Big data will be piquing the interest of the enterprise for the foreseeable future.

As time progresses, though, big data will go from a buzz word, to a more serious pursuit. And one step in increasing the role and impact of data within the enterprise is deciding on big data integration software.

TechRepublic spoke via email with Ashley Stirrup, CMO of open-source data integration software provider Talend.

Stirrup talked about what it takes to become a data-driven enterprise, and highlighted many of the questions businesses should be asking when selecting the right big data tool for the job.

TechRepublic: In your experience, what are the characteristics of data-driven organizations?

Ashley Stirrup: Simply stated, data-driven companies are able to harness the power of their data and leverage it as a key corporate asset and competitive differentiator. Rather than data being the domain of IT or a singular business team, data is a company-wide discipline, and it’s used to make informed decisions across the organization. The path to becoming data-driven requires a common set of steps. It starts with a strong business case and a clear understanding of how and why big data will be useful. Companies finding success are inevitably using big data to answer very important questions about their business, customers, or operations. Also consistent among data-driven companies is having a very well-defined project management process that includes everything from ensuring broad buy-in to identifying exactly the data sets to be used on any given projects.

TechRepublic: What are the major trends in your competitive space–data integration solutions?

Ashley Stirrup: First and foremost, the rise of Apache Spark is a major trend. We are seeing across-the-board interest in Spark as a result of its ability to enable faster data integration and real-time big data analytics. Companies are quick to realize the potential of Spark and the high value of quickly turning insight into action. Our recent benchmark tests against Informatica reinforce the advantages of Spark, with Talend Big Data completing projects as much as 10-times faster than Informatica Big Data Edition.

In addition, as more companies get into production with big data, we are also seeing first-hand the benefits of open source and code generation, with companies needing less staff and fewer skilled workers to tackle projects. It is also clear that enterprises no longer want to treat traditional data warehouse environments and big data projects separately. What they are seeking is a single solution to address all data management needs, not to mention bulk, batch and real-time streaming data. Finally, it’s impossible to ignore the growing impact of the cloud as it relates to data integration. Clearly, cloud is a trend that will continue and accelerate in 2016 with more companies looking to recognize the value and ease of cloud-based integration.

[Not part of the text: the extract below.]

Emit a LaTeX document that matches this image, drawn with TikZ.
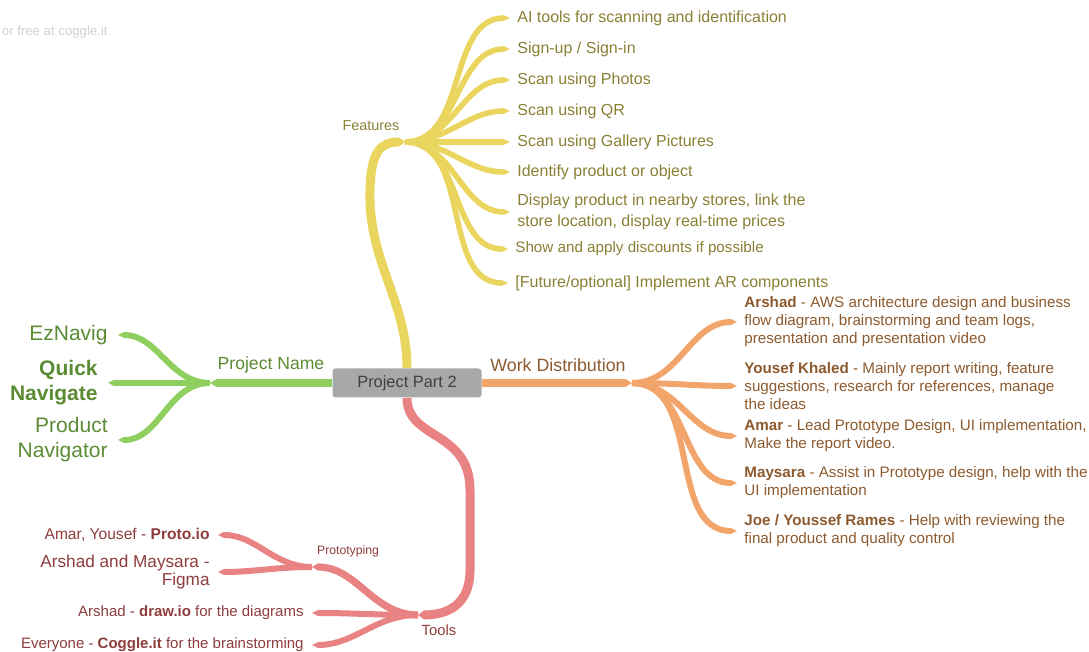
\documentclass[tikz,border=0pt]{standalone}
\usepackage{fontspec}
\setmainfont{Liberation Sans}
\usetikzlibrary{arrows.meta}
\definecolor{ylw}{HTML}{EAD55E}
\definecolor{ylwtxt}{HTML}{8A8034}
\definecolor{grn}{HTML}{8FCF5F}
\definecolor{grntxt}{HTML}{5B8B33}
\definecolor{org}{HTML}{F2A56B}
\definecolor{orgtxt}{HTML}{8C5A2E}
\definecolor{rd}{HTML}{E98383}
\definecolor{rdtxt}{HTML}{8E3C3C}
\definecolor{hubgray}{HTML}{A8A8A8}
\definecolor{hubtxt}{HTML}{404040}

\begin{document}
\begin{tikzpicture}[x=0.5pt,y=-0.5pt, every node/.style={inner sep=0pt},
  endtip/.style={-{Triangle[length=3pt,width=0pt 1,line width=0pt]}},
  ybr/.style={draw=ylw,line width=2.8pt,endtip},
  gbr/.style={draw=grn,line width=3pt,endtip},
  obr/.style={draw=org,line width=3pt,endtip},
  rbr/.style={draw=rd,line width=3pt,endtip},
  hub/.style={fill=hubgray,text=hubtxt,minimum width=74.5pt,minimum height=14.5pt,rounded corners=1.5pt,font=\fontsize{8.2}{10}\selectfont},
  feat/.style={anchor=west,align=left,inner xsep=3.5pt,text=ylwtxt,font=\fontsize{8}{10.5}\selectfont},
  who/.style={anchor=west,align=left,inner xsep=3.5pt,text=orgtxt,font=\fontsize{7.6}{9}\selectfont},
  pname/.style={anchor=east,align=right,inner xsep=5pt,text=grntxt,font=\fontsize{10.5}{12.5}\selectfont},
  tool/.style={anchor=east,align=right,inner xsep=4pt,text=rdtxt,font=\fontsize{7.5}{9}\selectfont}]
  \useasboundingbox (0,0) rectangle (1089,652);
  \node[anchor=east,text=black!18,font=\fontsize{6.6}{8}\selectfont] (credit) at (108,32) {or free at coggle.it};

  \node[hub] (pp) at (407,383) {Project Part 2};
  \coordinate (name) at (210,383);
  \coordinate (feats) at (405,142);
  \coordinate (work) at (632,383);
  \coordinate (tools) at (418,615);
  \coordinate (proto) at (312,567);

  \node[text=grntxt,font=\fontsize{8.8}{10}\selectfont] (namelbl) at (271,365) {Project Name};
  \node[text=ylwtxt,font=\fontsize{7.2}{9}\selectfont] (featlbl) at (371,126) {Features};
  \node[text=orgtxt,font=\fontsize{8.9}{10}\selectfont] (worklbl) at (558,365) {Work Distribution};
  \node[text=rdtxt,font=\fontsize{7.4}{9}\selectfont] (toollbl) at (439,630) {Tools};
  \node[text=rdtxt,font=\fontsize{6.1}{8}\selectfont] (protolbl) at (348,551) {Prototyping};

  \node[pname] (g1) at (118,335) {EzNavig};
  \node[pname,font=\bfseries\fontsize{10.5}{12.5}\selectfont] (g2) at (108,383) {Quick\\Navigate};
  \node[pname] (g3) at (118,440) {Product\\Navigator};

  \node[feat] (f1) at (510,18) {AI tools for scanning and identification};
  \node[feat] (f2) at (510,49) {Sign-up / Sign-in};
  \node[feat] (f3) at (510,80) {Scan using Photos};
  \node[feat] (f4) at (510,111) {Scan using QR};
  \node[feat] (f5) at (510,142) {Scan using Gallery Pictures};
  \node[feat] (f6) at (510,172) {Identify product or object};
  \node[feat] (f7) at (510,212) {Display product in nearby stores, link the\\store location, display real-time prices};
  \node[feat,font=\fontsize{7.6}{9}\selectfont] (f8) at (508,249) {Show and apply discounts if possible};
  \node[feat] (f9) at (508,283) {[Future/optional] Implement AR components};

  \node[who] (w1) at (737,322) {\textbf{Arshad} - AWS architecture design and business\\flow diagram, brainstorming and team logs,\\presentation and presentation video};
  \node[who] (w2) at (737,386) {\textbf{Yousef Khaled} - Mainly report writing, feature\\suggestions, research for references, manage\\the ideas};
  \node[who] (w3) at (737,436) {\textbf{Amar} - Lead Prototype Design, UI implementation,\\Make the report video.};
  \node[who] (w4) at (737,483) {\textbf{Maysara} - Assist in Prototype design, help with the\\UI implementation};
  \node[who] (w5) at (737,531) {\textbf{Joe / Youssef Rames} - Help with reviewing the\\final product and quality control};

  \node[tool,font=\fontsize{7.8}{9}\selectfont] (t1) at (218,535) {Amar, Yousef - \textbf{Proto.io}};
  \node[tool,font=\fontsize{8.6}{9}\selectfont] (t2) at (218,572) {Arshad and Maysara -\\Figma};
  \node[tool] (t3) at (312,613) {Arshad - \textbf{draw.io} for the diagrams};
  \node[tool] (t4) at (312,645) {Everyone - \textbf{Coggle.it} for the brainstorming};

  \draw[gbr,line width=3.6pt] (pp.west) -- (name);
  \foreach \n in {g1,g2,g3} \draw[gbr] (name) to[out=180,in=0] (\n.east);

  \draw[ybr,line width=4.5pt] (pp.north) .. controls (407,300) and (368,262) .. (370,190) .. controls (371,152) and (380,142) .. (feats);
  \foreach \n in {f1,f2,f3,f4,f5,f6,f7,f8,f9} \draw[ybr] (feats) to[out=0,in=180] (\n.west);

  \draw[obr,line width=3.6pt] (pp.east) -- (work);
  \foreach \n in {w1,w2,w3,w4,w5} \draw[obr] (work) to[out=0,in=180] (\n.west);

  \draw[rbr,line width=4.5pt] (pp.south) .. controls (407,440) and (470,430) .. (470,490) -- (470,570) .. controls (470,606) and (446,615) .. (tools);
  \draw[rbr,line width=3.6pt] (tools) to[out=180,in=0] (proto);
  \foreach \n in {t3,t4} \draw[rbr] (tools) to[out=180,in=0] (\n.east);
  \foreach \n in {t1,t2} \draw[rbr] (proto) to[out=180,in=0] (\n.east);
\end{tikzpicture}
\end{document}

TechRepublic: What are the main reasons companies choose open-source providers of data integration?

Ashley Stirrup: Although happening more broadly than just data integration, the move to open source is largely driven by the growing number of companies that want to move away from walled-in, proprietary technologies. The growth of data and rapidly evolving business needs require the flexibility and agility that open source software can provide. In particular, this is true in big data where new innovations are being released on an almost weekly basis. Of course, customers are also motivated by the more attractive economics or lower total cost of ownership associated with open source.

TechRepublic: What’s your take on Hadoop becoming a mainstream enterprise tool?

Ashley Stirrup: Without question, Hadoop will become a mainstream enterprise tool. This time last year, we probably had more customers in trials than we did production. Today, the picture has changed dramatically with the majority of our customers entering into full-blown deployment. I think we are clearly entering into the early majority stage at this juncture. The economics are simply too good and the competitive threats too obvious for companies to stay on the sidelines any longer.

TechRepublic: How would you describe the Talend Big Data product to a potential client?

Ashley Stirrup: I usually describe what I believe are the key questions business should ask prior to making a decision about big data integration software.

  • Is it easy to use? Ask to see the user interface. Is it simple or complex? Does the application automatically generate code or does it force you to do it by hand? Can you perform tasks using drag-and-drop actions? Does the platform offer a single, consistent workflow and UI or does it look like a mix of separate applications?
  • Is it unified? Does the platform enable the integration of all types of data (cloud, on-premises, IoT, etc.) and can you perform both batch and real-time processing within the same solution?
  • Does it fully leverage the power of Hadoop? Some tools require that you process and transform data before loading into Hadoop. Not only does this data movement slow projects down, but it also means you are not fully exploiting the processing power of Hadoop.
  • Is it up to date? Is the software based on open source or is it proprietary? Open source solutions are proven to better keep pace with the rate of big data innovation and enable you to remain agile and more responsive to the needs of the business.
  • Is it fast? Does is utilize Spark and Spark streaming within Hadoop to process data? Or is it stuck in the days of YARN?
  • Is it cost effective? What’s the total cost of ownership? Is it reasonable and based on the number of developers or is it based on data volumes, connectors or CPUs?